The Last One-Nighter on the Death Trail If you like Cabaret, Gypsy, Follies and other backstage musicals, this new one from Our Endeavors Theater Collective will tickle your funny stick and make you tap a toe. The cast of eight wrote the tunes themselves (along with other collaborators), and director Christine Vela researched the world of Depression-era vaudeville for months before writing the libretto. In the show, a troupe of "disappointment acts" hangs around a stage door, hoping for the big break that never comes. We watch them rehearse new bits and find out the secrets that have kept them on the "death trail" of crumbling theaters coast to coast. Even if they can't sing like Mama Rose or Sally Bowles, the cast has some whizbang moments. Patrick Johnson is the Fatty Arbuckle type exhorting everyone to "Laugh! Laugh! Laugh!" VaVa Veronica (Lydia Mackay) can't keep her clothes on and does nasty things with her sax (hey, you gotta have a gimmick). Skeeter (Erin McGrew) wants everyone to quit talking dirty. The "Countess" (Lulu Ward) takes a shine to Trixie (Lainie Simonton), a mysterious waif who stumbles into the act. Steeped in nostalgia, the show also has a distinctly modern edge. There's even a cinematic surprise in Act 1. Designed to the nth (as all OETC's shows are), this one's a three-ring circus of music, dance, film, comedy and pathos. Through May 14 at Frank's Place at Dallas Theater Center, 3636 Turtle Creek Blvd. 214-327-4001. Reviewed April 28. (E.L.)

Ragtime From E.L. Doctorow's 1975 best seller came the 1997 Broadway musical from playwright Terrence McNally, lyricist Lynn Ahrens and composer Stephen Flaherty. In Lyric Stage's production, more than 30 singers crowd the stage, belting out the score's 30 Scott Joplin-inspired, dramatically syncopated anthems. At the turn of the 20th century, America's music and culture were a-changing. Immigrants and blacks struggled for equality with whites. The East Coast elite fought the unions and weathered scandals like the infamous love triangle among Harry K. Thaw, Stanford White and "girl in the swing" Evelyn Nesbit (that era's Monica Lewinsky). Three main plot lines take frequent detours into subplots based on real events in American history. Flags wave. Guns go off. Mobs fight.
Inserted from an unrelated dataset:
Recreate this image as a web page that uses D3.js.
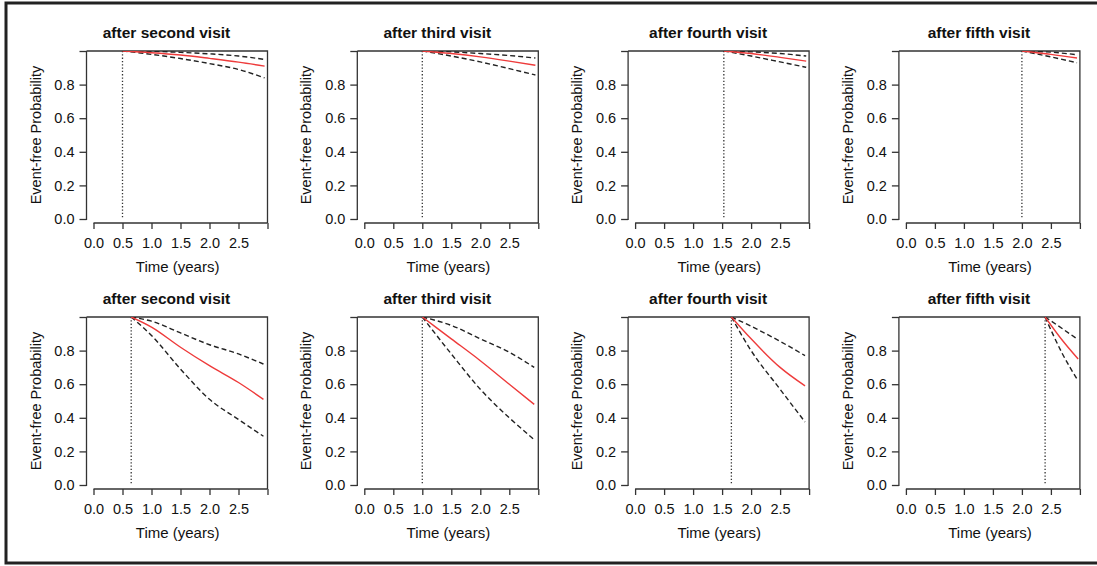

A Model T rolls onstage. Looking over it all is the Statue of Liberty. It's a grand show with big performances by 22-year-old Kia Dawn Fulton (as the tragic maid, Sarah), Wendell L. Holden Jr. (as pianist-turned-revolutionary Coalhouse Walker) and Brian Gonzales (as a poor Latvian Jew who becomes a movie pioneer). Continues through May 7 at the Irving Arts Center's Dupree Theater, 3333 N. MacArthur Blvd., Irving. 972-252-2787. Reviewed April 28. (E.L.)